(Note: The code accompanying this post is available in this GitHub repository).
Introduction
Airbnb is a platform where home owners can list all or parts of their property as a place for guests to stay. These listings are priced on a nightly basis.
How would a potential Airbnb host price their listing? They might want to find out what everyone else is pricing their listings, so that they can adjust their price accordingly.
Thus, I was curious about the following questions find out about Airbnbs in my city (Vancouver, Canada):
- Where are the Airbnb listings in Vancouver, and how are they priced?
- What features affect the price of an Airbnb listing?
- Can we fit a model to predict a listing’s price based on its features?
To get data on Airbnb listings, I accessed webscraped data from Inside Airbnb, a website that documents the impact of Airbnb on housing availability. As a free service, it provides twelve months of data on listings in many cities. For simplicity, I decided to limit my analysis to a single month (April 2021). These data consists of 4299 listings that were scraped over 2 days in mid-April.
Where are the Airbnb listings and how are they priced?
Here’s a map of the listings, with yellow dots indicating listing, and white outlines for the neighbourhoods of Vancouver:
Downtown is the busiest neighbourhood of listings. I then checked to see what the prices of listings were in the different neighbourhoods. There were large spreads of prices in a lot of neighbourhoods, with Kitsilano having the highest median price:
Overall, prices follow a right-skewed distribution:
What features affect the price of an Airbnb listing?
Listings have 73 features (including the price). These features range from information about the host, the rooms/location itself, and reviews about the listing.

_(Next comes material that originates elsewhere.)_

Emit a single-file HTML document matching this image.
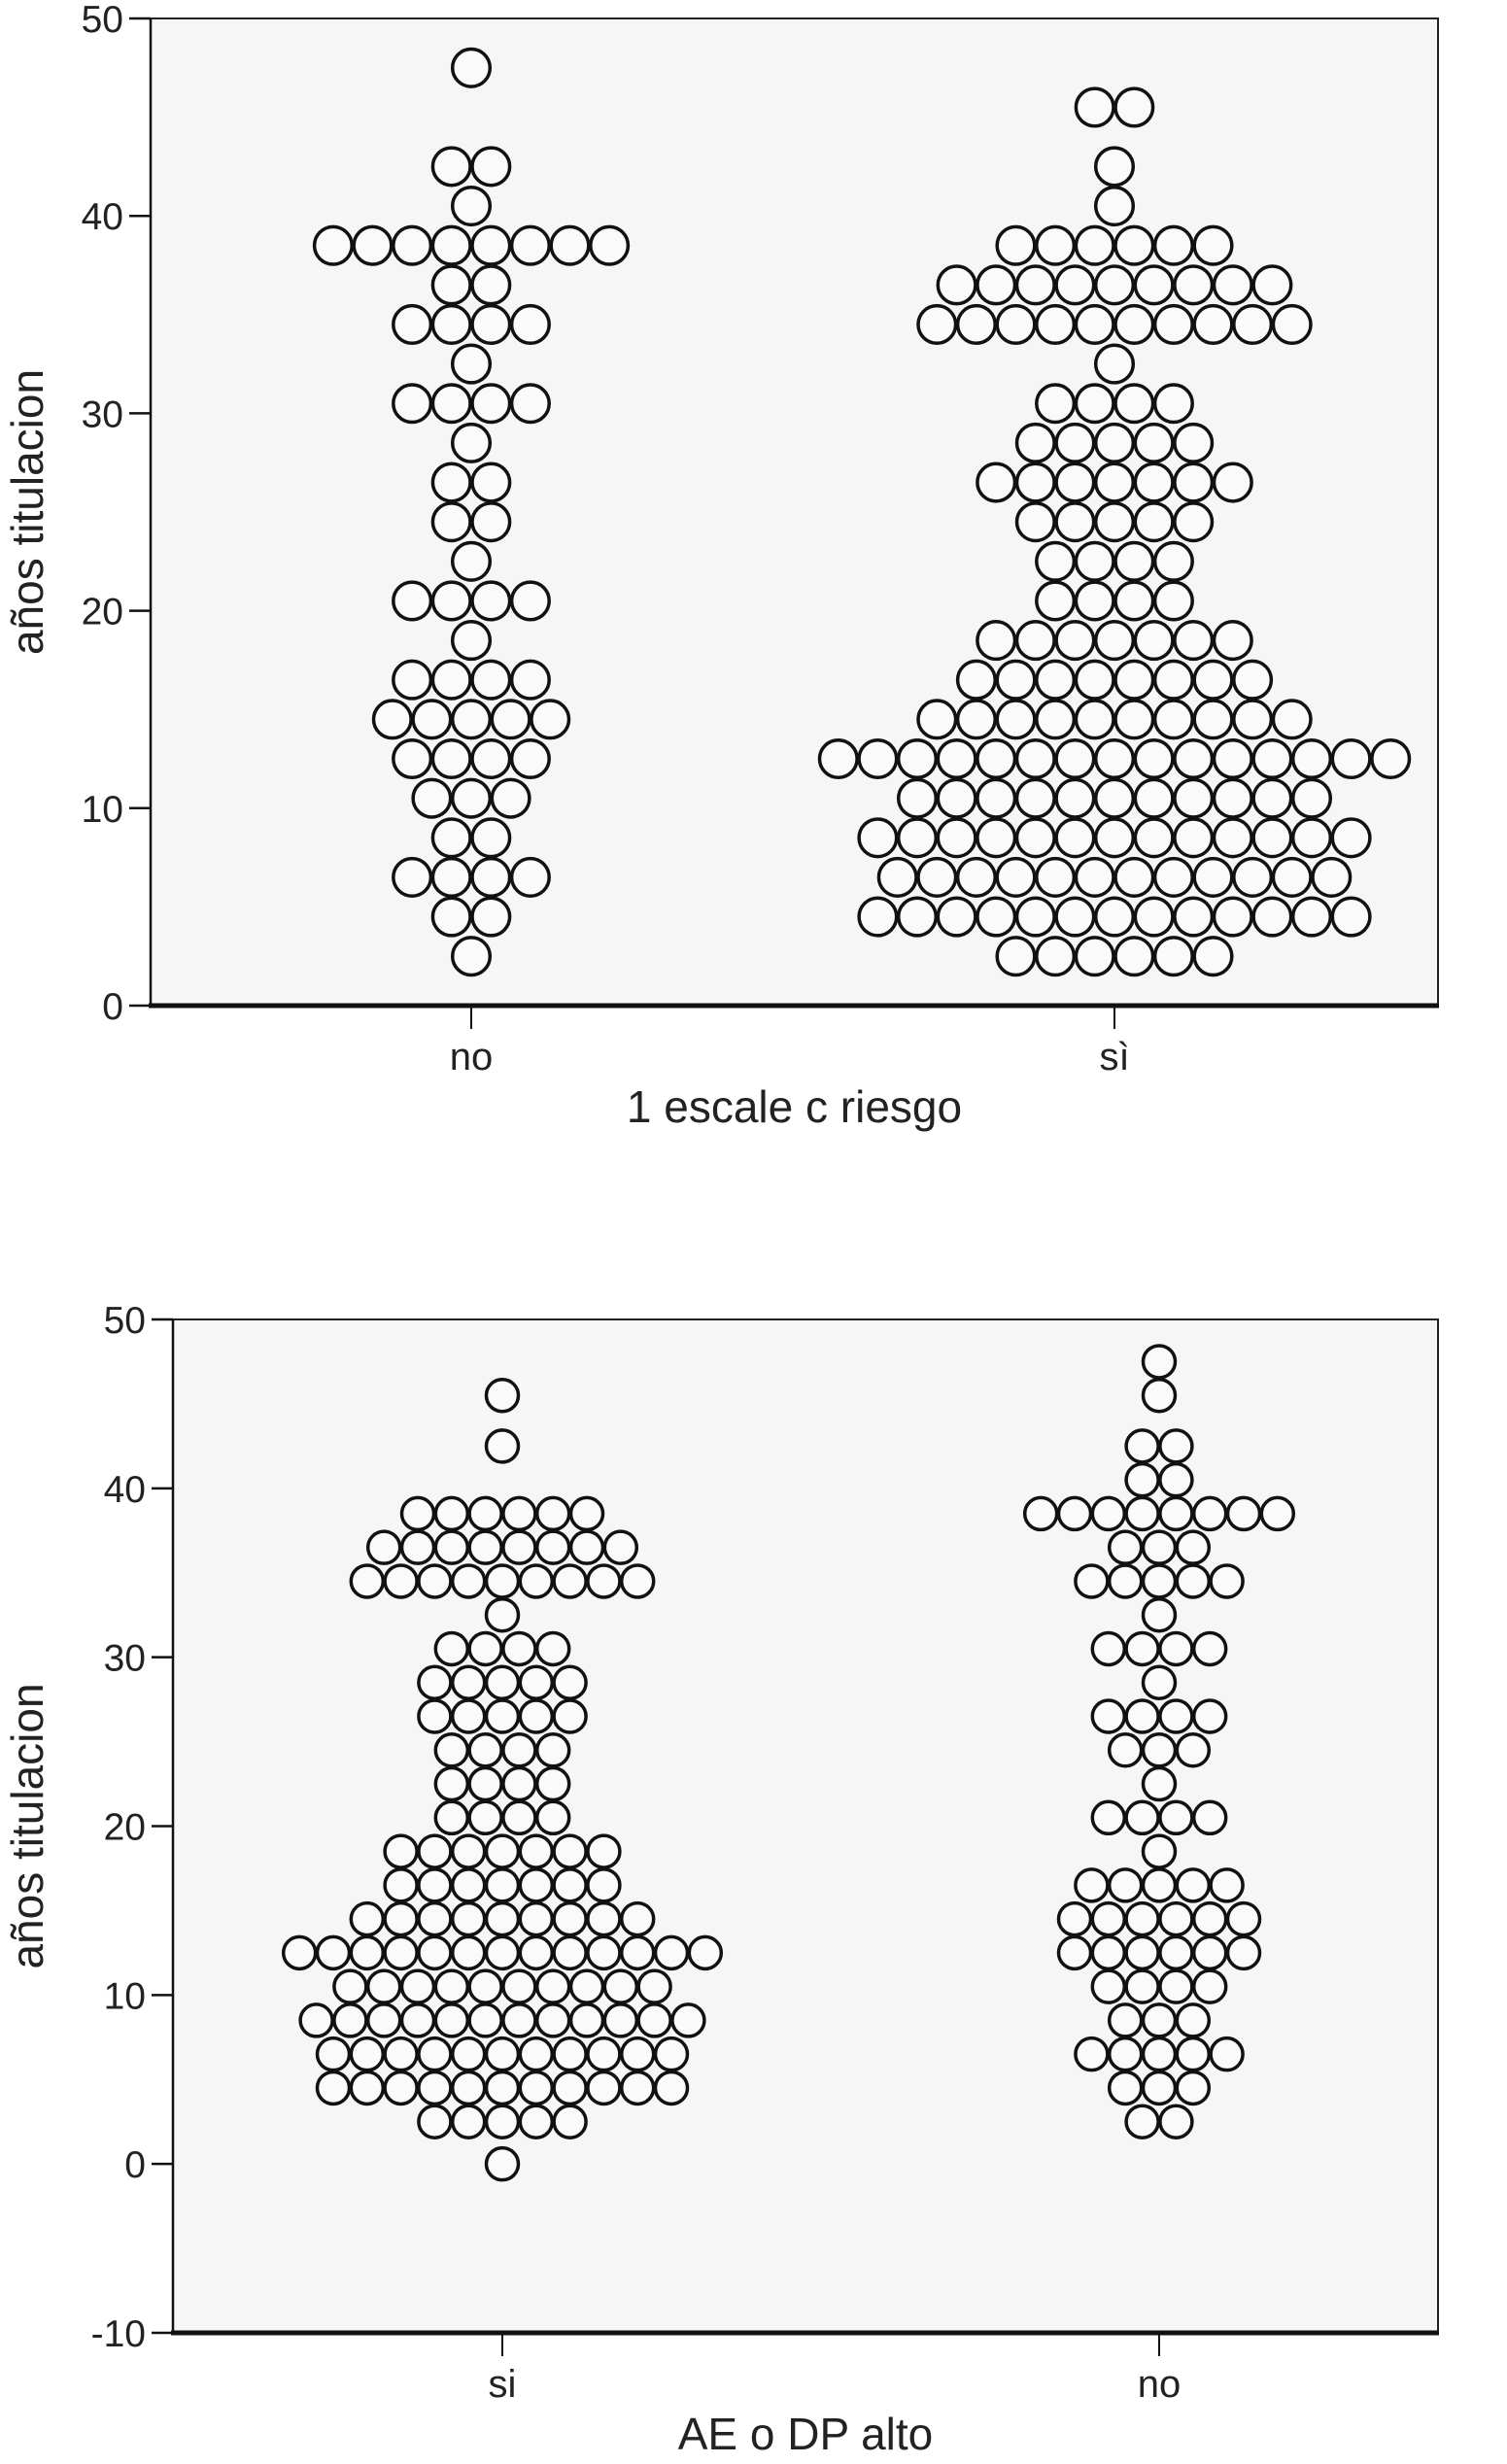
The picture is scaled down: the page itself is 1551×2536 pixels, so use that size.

I initially investigated the relationship between categorical variables and the price, including the presence/absence of a shortened list of amenities. Most individual features were not strongly associated with price. Notably however, whether the listing was an entire unit as opposed to a private/shared room is correlated with a price increase:
Next, I looked at the correlation of quantitative features by plotting a matrix of scatter plots and their Pearson correlation coefficients:
There’s a few hotspots here in the Pearson R-values. The number of reviews, reviews in the last twelve months (ltm), in the last 30 days (l30d), and per month are very correlated with each other, as one might expect. Similarly, the number of people of listing accommodates, the number of bathrooms, bedrooms, and beds a listing has are all correlated with each other, as these all indicate the size of a listing. Notably, the price of a listing is moderately correlated with these size variables as well.
I took a closer look at the correlation between the number of bedrooms a listing has and its price:
The general trend is that as the number of bedrooms increases, the price of a listing goes up. An anomaly is the 13 bedroom listing that is priced below $50. This turns out to be a joke listing for a haunted house:
Looking closer at the one bedroom listings, there’s are several listings that are surprisingly expensive:
There are 5 listings here that are above $1000 a night. Inspecting the listings, they appear to be fairly average one bedroom apartments. Based on their descriptions and that some of them have 6 month minimum stays, I believe these prices are actually intended to be monthly prices that have been mispriced as daily prices.
Can we fit a model to predict a listing’s price based on its features?
Finally, I used a linear model to see if a simple model would allow me to predict prices. I used most of the features, but dropped features related to the hosts of the listings, such as how long a host has been a host and whether they have a profile pic, as these features were often missing and not very correlated to price according to my exploratory analysis.
Splitting the data 70:30 for training/testing, I ended up with a model with an R² of 0.41.
Examining the predictions, I found that the model was underpredicting expensive listings. As well, some predictions were negative for the lower priced listings:
These are the most negative and positive coefficients in the linear model:
Once again, the most strongly correlated/anti-correlated features to price are related to listing size (bedrooms etc.). As well, some neighbourhoods seem to be predictive of pricing. Bizarrely, some amenities such as the presence wifi are negatively correlated with price. However, some amenities categories including wifi are very unbalanced between groups (e.g. >50 fold difference between having the amenity and not), and so should be interpreted with caution, as it’s likely not statiscally meaningful.
Conclusion
To summarize:
- Most Vancouver AirBnb listings were located in Downtown.
- The median nightly price of a listing is 115 CAD, although the distribution of prices was right skewed.
- Of the quantitative variables, the price of a listing was most correlated with how many bedrooms/the size of an listing.
- Some listings appear to be mispriced, where the listed nightly price likely is intended as a monthly price for a longer term rental.
While I was able to fit a moderately predictive linear model, this model needs to be tested on data such as listings outside the month of April 2021. Indeed, it would be desireable to fit (probably more complex) models on a larger data set from a longer time period, and use it to predict prices going forward.
Since the data is taken during the COVID-19 pandemic and associated travel restrictions, it is unclear if this model is generalizable to listings during non-pandemic time.